Mevcut iktidar giderse, Amerikan tehditleri de ortadan kalkar sananlar fena halde yanılıyorlar. İktidarda kim olursa olsun ABD’nin bölge çıkarları Büyük Kürdistan kurulması ile sıkı sıkıya bağlıdır.
S-400 alımından vaz geçelim diyen aydınlar (eğer gerçekten aydınlarsa) bu işin S-400 alımıyla doğrudan ilgisi olmadığını bilirler.
Efendim iyi yönetilmiyoruz. Amerika da bu yönetimin gitmesini istiyor. Oh… ne güzel, bizim amacımızla Amerika’nın amacı çakışıyor. Erdoğan gitsin de biz de S-400 almayalım, ne olacak diye düşünemeyiz.
Aydın despotizmi içinde yaşayanların, kısa vadeli entelektüel çelişkisini çözeceğiz diye, ülkeyi daha fazla tehlikeye sokamayız.
Biz kendi iktidarımızı değiştirmek istiyorsak bu işi kendimiz yaparız.
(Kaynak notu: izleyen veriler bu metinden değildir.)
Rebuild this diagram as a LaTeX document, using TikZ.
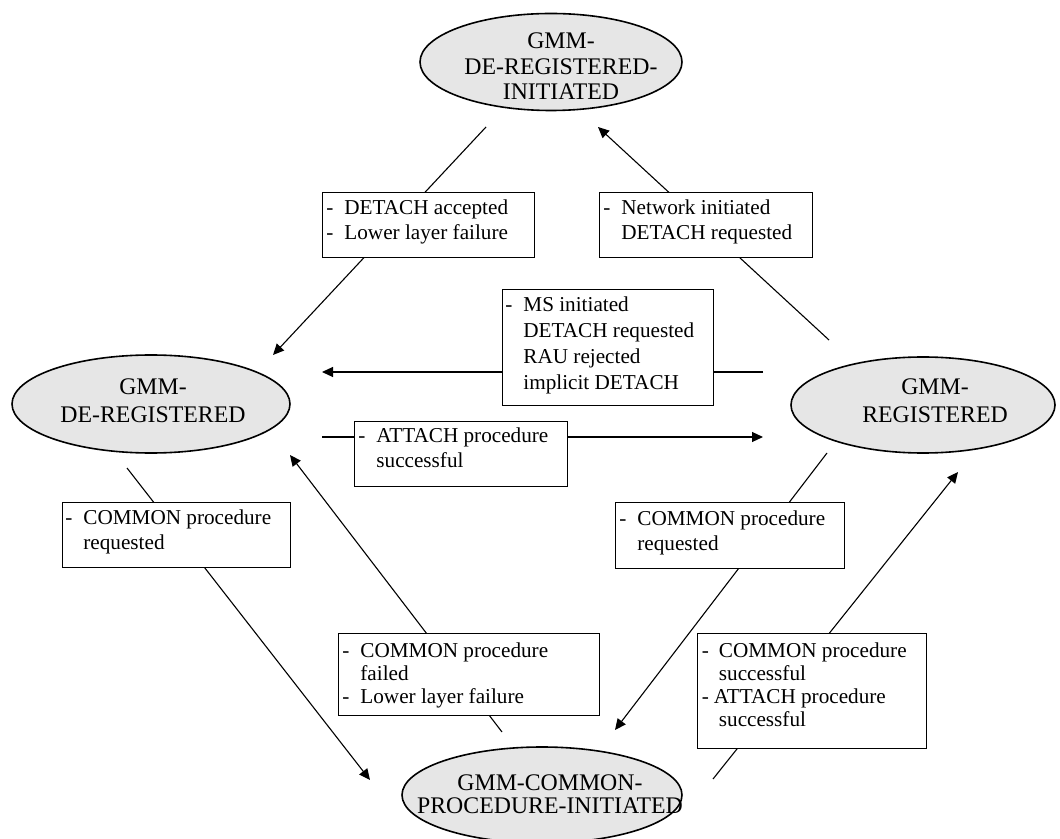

Yok, ABD çıkarları ile bütünleşerek bunu yaparız diyorsanız, siz aydın değil, işbirlikçisinizdir.
İktidara düşen görev de; artık, ABD’den dost olmayacağını, “hem ABD hem Rusya ile dans ederim” aklından vaz geçmesi gerekir.
Dengeler hızla değişmekte ve bizim yerimizin Atlantik olmayacağı hızla belirlenmektedir.